You will spend a few years playing catch-up with the other students
Good neuroscience programs have gotten more and more selective in the
past few years. In the program that I attend, I believe that they
typically take 1 student per hundred applicants.
Some schools admit minimally qualified / unqualified applicants.
Beware of graduate schools that pay small stipends that are far below
the current 14-15 thousand average. These schools, often large state
schools, are known for using graduate students as sources of cheap
slave labor, giving their students heavy TA responsibilites on top of
research and flunking out many of their students after several years.
In short, I strongly suggest taking biochem and chemistry courses.
Most schools will not admit you unless you have had these.
Substantially less important are mathematical courses, unless you plan
to do a lot of electrophysiology work on channel function.

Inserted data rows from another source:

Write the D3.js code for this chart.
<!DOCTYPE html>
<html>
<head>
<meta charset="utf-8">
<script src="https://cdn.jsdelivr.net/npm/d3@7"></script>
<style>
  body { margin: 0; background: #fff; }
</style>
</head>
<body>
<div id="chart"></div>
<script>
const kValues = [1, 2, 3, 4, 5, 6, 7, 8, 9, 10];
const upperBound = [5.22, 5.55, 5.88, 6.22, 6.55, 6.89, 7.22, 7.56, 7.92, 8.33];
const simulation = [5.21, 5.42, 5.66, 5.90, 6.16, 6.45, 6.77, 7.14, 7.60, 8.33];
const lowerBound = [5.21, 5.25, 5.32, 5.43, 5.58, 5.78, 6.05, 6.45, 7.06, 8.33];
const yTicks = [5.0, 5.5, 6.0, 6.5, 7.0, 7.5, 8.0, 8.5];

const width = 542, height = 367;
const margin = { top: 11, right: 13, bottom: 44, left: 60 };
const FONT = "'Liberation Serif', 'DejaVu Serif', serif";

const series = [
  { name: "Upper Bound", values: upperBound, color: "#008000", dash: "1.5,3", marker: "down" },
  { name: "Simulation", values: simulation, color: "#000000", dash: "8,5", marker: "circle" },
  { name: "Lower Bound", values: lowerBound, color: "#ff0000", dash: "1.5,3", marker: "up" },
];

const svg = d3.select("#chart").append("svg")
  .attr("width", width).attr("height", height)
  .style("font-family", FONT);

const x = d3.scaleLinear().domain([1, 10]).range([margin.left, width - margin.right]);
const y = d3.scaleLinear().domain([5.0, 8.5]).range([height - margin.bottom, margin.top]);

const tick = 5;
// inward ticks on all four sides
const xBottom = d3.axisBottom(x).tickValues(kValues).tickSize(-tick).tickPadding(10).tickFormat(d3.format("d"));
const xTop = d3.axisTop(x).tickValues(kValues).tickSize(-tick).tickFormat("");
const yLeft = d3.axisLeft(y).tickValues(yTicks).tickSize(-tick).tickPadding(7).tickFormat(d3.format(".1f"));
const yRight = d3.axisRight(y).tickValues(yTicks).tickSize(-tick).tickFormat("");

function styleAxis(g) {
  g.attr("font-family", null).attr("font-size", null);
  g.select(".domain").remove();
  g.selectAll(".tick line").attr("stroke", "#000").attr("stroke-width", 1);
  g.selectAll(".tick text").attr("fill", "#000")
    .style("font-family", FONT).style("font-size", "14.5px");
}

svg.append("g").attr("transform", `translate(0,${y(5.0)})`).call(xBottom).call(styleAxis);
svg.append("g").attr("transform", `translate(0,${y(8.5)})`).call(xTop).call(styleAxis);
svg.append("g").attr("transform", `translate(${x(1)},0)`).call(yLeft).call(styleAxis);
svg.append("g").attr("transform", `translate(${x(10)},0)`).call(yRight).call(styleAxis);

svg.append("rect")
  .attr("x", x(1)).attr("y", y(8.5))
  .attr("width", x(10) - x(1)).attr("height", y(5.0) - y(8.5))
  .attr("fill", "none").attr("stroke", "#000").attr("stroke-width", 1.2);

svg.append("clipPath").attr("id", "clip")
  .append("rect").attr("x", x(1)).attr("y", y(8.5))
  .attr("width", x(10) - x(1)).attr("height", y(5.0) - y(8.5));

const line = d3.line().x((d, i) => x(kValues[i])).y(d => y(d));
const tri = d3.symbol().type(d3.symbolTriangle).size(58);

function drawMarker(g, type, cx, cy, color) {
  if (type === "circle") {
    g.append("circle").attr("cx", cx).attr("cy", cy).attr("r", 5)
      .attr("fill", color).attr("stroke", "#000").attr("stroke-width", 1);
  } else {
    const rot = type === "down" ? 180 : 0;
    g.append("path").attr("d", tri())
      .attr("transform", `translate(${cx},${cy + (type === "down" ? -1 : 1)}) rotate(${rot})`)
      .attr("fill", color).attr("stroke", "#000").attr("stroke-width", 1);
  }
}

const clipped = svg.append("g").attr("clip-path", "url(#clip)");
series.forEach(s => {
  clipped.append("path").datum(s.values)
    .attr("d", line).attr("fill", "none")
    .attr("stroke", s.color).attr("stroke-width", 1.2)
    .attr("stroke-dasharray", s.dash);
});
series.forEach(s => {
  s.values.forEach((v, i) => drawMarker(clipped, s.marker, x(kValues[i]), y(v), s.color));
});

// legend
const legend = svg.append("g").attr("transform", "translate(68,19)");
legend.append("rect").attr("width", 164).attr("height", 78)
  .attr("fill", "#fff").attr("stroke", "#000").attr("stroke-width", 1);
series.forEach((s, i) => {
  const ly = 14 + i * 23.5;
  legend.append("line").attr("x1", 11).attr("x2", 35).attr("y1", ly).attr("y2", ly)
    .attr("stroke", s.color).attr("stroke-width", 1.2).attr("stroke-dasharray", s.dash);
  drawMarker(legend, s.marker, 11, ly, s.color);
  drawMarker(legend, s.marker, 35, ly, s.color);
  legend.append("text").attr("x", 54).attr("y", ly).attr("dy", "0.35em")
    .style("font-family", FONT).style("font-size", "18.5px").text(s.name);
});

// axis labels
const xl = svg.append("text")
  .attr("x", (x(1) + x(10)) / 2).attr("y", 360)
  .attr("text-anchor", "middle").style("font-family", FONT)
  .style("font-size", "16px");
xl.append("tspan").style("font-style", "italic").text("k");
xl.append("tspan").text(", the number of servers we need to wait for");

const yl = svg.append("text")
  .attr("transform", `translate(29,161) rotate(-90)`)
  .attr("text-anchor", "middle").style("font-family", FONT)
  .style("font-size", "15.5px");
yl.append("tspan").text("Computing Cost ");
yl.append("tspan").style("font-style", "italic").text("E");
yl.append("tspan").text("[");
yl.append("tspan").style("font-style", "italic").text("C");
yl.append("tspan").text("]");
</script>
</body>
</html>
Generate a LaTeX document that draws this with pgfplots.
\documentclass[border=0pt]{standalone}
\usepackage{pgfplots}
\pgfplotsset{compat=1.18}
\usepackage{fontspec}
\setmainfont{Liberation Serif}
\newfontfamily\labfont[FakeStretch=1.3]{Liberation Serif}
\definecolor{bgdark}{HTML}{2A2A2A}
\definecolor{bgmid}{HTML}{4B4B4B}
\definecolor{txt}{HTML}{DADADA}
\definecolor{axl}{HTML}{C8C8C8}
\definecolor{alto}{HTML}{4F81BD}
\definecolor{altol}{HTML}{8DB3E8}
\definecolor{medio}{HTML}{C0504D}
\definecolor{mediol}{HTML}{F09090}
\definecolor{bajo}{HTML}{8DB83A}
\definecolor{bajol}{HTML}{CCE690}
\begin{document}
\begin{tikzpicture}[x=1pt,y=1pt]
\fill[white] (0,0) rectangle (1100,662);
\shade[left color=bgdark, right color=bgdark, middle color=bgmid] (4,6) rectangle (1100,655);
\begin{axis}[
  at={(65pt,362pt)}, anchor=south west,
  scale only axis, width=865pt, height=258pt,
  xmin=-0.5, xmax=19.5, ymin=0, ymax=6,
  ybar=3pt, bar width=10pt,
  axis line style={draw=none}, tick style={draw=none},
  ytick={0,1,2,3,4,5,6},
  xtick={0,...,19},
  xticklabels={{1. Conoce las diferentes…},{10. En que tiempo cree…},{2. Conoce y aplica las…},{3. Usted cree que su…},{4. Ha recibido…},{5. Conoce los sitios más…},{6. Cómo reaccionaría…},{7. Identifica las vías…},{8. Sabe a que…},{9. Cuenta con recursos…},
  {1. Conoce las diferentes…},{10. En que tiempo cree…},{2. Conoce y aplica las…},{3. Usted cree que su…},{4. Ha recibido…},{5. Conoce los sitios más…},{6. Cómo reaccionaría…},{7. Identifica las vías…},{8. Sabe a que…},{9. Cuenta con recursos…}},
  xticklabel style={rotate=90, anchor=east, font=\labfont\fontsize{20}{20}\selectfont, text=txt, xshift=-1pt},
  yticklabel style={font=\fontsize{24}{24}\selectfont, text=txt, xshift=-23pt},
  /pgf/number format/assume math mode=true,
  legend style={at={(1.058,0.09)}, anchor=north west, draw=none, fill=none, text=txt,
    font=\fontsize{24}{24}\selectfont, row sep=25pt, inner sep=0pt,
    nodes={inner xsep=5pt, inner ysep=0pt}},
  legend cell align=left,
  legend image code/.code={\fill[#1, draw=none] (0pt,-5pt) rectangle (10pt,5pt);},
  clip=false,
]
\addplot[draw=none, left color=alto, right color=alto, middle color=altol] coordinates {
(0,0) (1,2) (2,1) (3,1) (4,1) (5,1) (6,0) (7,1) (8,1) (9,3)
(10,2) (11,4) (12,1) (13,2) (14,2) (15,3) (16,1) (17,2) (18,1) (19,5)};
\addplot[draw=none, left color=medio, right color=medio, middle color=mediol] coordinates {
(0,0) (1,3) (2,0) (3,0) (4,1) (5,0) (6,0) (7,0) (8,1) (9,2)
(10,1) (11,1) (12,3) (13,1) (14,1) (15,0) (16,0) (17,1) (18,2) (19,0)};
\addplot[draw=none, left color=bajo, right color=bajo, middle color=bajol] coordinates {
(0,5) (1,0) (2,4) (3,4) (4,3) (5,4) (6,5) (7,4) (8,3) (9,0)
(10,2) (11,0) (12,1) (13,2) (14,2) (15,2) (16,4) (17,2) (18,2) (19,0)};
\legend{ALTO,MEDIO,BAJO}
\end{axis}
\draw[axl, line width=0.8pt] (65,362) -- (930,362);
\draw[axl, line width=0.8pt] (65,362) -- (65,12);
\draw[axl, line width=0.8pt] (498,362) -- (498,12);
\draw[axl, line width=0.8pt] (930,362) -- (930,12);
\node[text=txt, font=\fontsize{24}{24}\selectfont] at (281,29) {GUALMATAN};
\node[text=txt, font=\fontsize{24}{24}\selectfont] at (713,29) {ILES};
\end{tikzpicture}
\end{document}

>I am also trying to decide how to use a PhD in neuroscience. I am
>extremely interested in the fuction and physiology of the human brain, and
>I am leaning in the direction of neuropharmacology, either research or
Neuroscience is a wonderful field because it is really a
cross-discipline; you can work in essentially any area of science that
you want. The job choices are extremely broad. While you should think
about potential areas that you can go into, you won't have a clear
idea of the areas that you are going to go into until you get to
graduate school and start learning in detail.